Thursday, December 7, 2017

Moscow Now at Risk of Ethnic ‘Ghettoization,’ Experts Say



Paul Goble

            Staunton, December 7 – The Soviet registration system prevented the emergence of ghettos in Moscow like those which exist in many cities around the world, but the breakdown of that system after 1991 and the arrival of large numbers of gastarbeiters from Central Asia and the Caucasus points to the ethnic “ghettoization” in the Russian capital, real estate experts say.

            The Russian real estate company, Income-Property, says that over time, the outskirts of the Russian capital are likely to become “a type of ghetto” in which a significant share of the population will consist of migrants” who will thus remain separate and distinct (nazaccent.ru/content/26115-eksperty-okrainy-moskvy-mogut-prevratitsya-v.html).

                Sergey Shloma who heads that company’s secondary market department says there is now a risk that Moscow in the foreseeable future “will be subdivided into prestige, low prestige and non-prestige districts,” a development that will lead to ethnic ghettoization as newcomers move to the least expensive parts of the city and the ones where there are others like themselves.

            The first such ghettos, he continues, are taking shape in Karacharovo, Tekstilshchiki, Lyublino, Staroye Marino, Eastern and Western Biryulevo, Meetrogorodok, Golyanovo, Korovinskoye chaussee, and Angara Street, but others may join them as gastarbeiters seek inexpensive housing not too far from their places of employment.

            Such a development, although Shloma does not talk about this aspect, will likely also lead those in such ghettos to retain their national languages and cultures more than would be the case if they were living among ethnic Russians and that in turn will keep them apart from the Russian majority in the city.

            Moreover, this ghettoization – and it is likely to spread to other large Russian cities as well – will almost certainly give rise to what is called “the second-generation problem” among immigrants in Western Europe.
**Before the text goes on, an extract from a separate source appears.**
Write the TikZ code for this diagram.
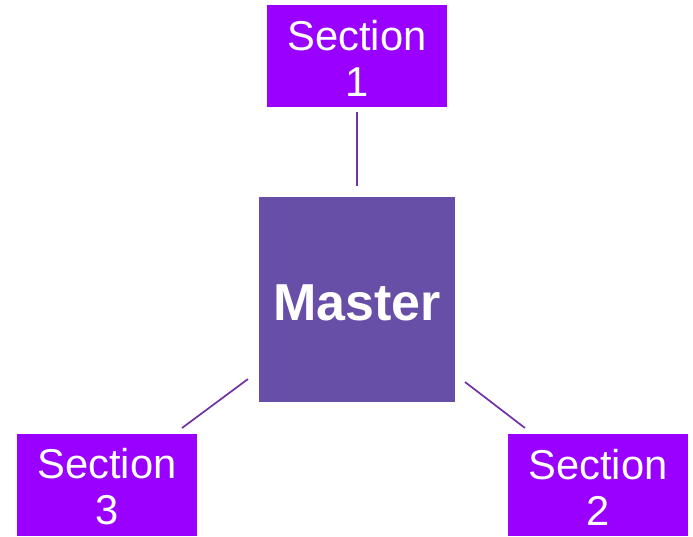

That term refers to the fact that the first generation of immigrants tends to adapt to get ahead, but its children are angry that their identities are held against them.

            Russia like the Soviet Union before it has not had much experience with that development, something Russian scholars and commentators have often pointed to with pride. But if the Income-Property assessment is right, Russia is about to experience what many Western countries already have – and with even fewer resources to address those problems.